Thursday, June 07, 2007

On Speaking Terms

The Pew Hispanic Center reports Texas students who struggle with the English language fell about 60% points behind other students in passing reading and math tests by the time they reached the eighth grade.

Well, duh...

So what happens?
The Mexican American Legal Defense and Educational Fund (MALDEF) says the State needs to do a better job of educating kids with limited English proficiency.
Horse Hockey.

The first problem is allowing the ridiculous, hyphenated-American status of people wishing to live and work and prosper in the United States of America without letting go of their life in the Old Country. Drop the hyphen, issue an address forwarding card back home, and be Just An American like the rest of us.

Whether the Old Country is Mexico, Montenegro or Malaysia, it’s great that you came here from there, but now that you're here, we speak, read, and conduct our lives in English.
Get it? Learn the language.

The second problem: such hyphenated-Americans who refuse to immerse themselves in the language of their new home. Families who move here and insist that nothing but their mother-tongue be spoken behind the front door are doing a huge disservice to the kids in the household who are in public schools. *

This is not a slam against bilingualism.
In fact, if you DON'T speak at least two languages within ten years, YOUR prospects for advancement in an ever-evolving global economy are going to be limited. Go with English and Spanish, English and Arabic or Farsi, or the dark horse, English and Chinese.
Just think, then you could read both versions of the instructions for your VCR!

They say, "Texas has got to invest in our English-language learners for the sake of Texas' future and its economy," –that’s a direct quote from MALDEF lawyer Luis Figueroa.

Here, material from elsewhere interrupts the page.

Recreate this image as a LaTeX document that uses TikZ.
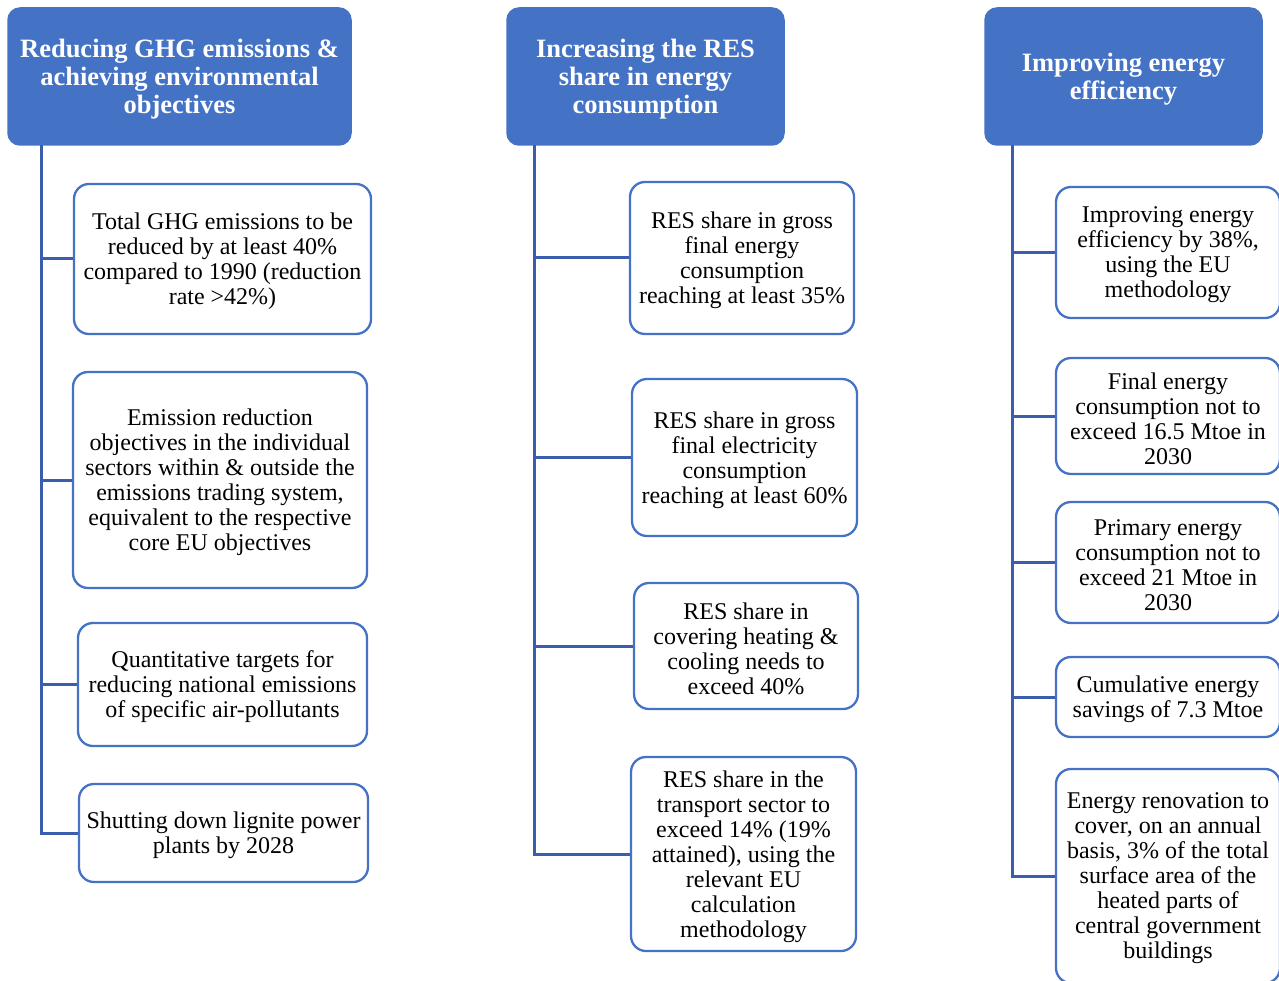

Translate this: Bravo Sierra.

Who is Texas?
Texas is us.

Texas is you and I, Senor Figueroa—so read my lips: Learn English at home. Or maybe you'd better understand it if I said, “apprende Englais en su casa.”

Same goes if you speak French, Chinese, German or Swahili---I just didn’t happen to have an in-studio interpreter for those dialects this morning…

Texas Demographer Steve Murdock says the numbers indicate average income for Texas households will drop by more than $6,500 within 30-years if these educational achievement trends aren't reversed. That’s two and a half generations…about what’s covered in some of these households where speaking English is verboten.

This is not just a Texas problem, by the way. The Pew people say 46% of fourth-grade students, who are limited-English-proficient, scored "below basic" in mathematics, the lowest level possible. That three-word phrase is a euphemism for kids who can't communicate (hear/speak/read/write) in English.

In a society that is more and more dependant upon math, science and technology, that’s a troubling trend. This is a problem that hits you and I in the pocketbook now.

When Juan can’t read Dedo y Wante** en Englais, it costs the state about 40% more to teach him.

There is legislation on Gov. Rick Perry’s desk that would create a pilot project for a dual language-immersion study. Ideally, kids could spend half of the school day learning in their native language and the other half in English.

Thing is, there’d be no need if newly immigrated familes made it a priority to learn the patois of their new home.

* Immigrants to America are typically the cream of the crop from whence they come. That would infer an intellect capable of easily assimilating the language and customs of The New World.

**That's "Tip and Mitten" for you Spanishly-challenged readers.


Maggie said...

Brent, your racist blog is very disappointing.

Brent Clanton said...

Dear Maggie--what is racist about wanting immigrants to our country have the best opportunity to accel and achieve through a thorough understanding of our native tongue?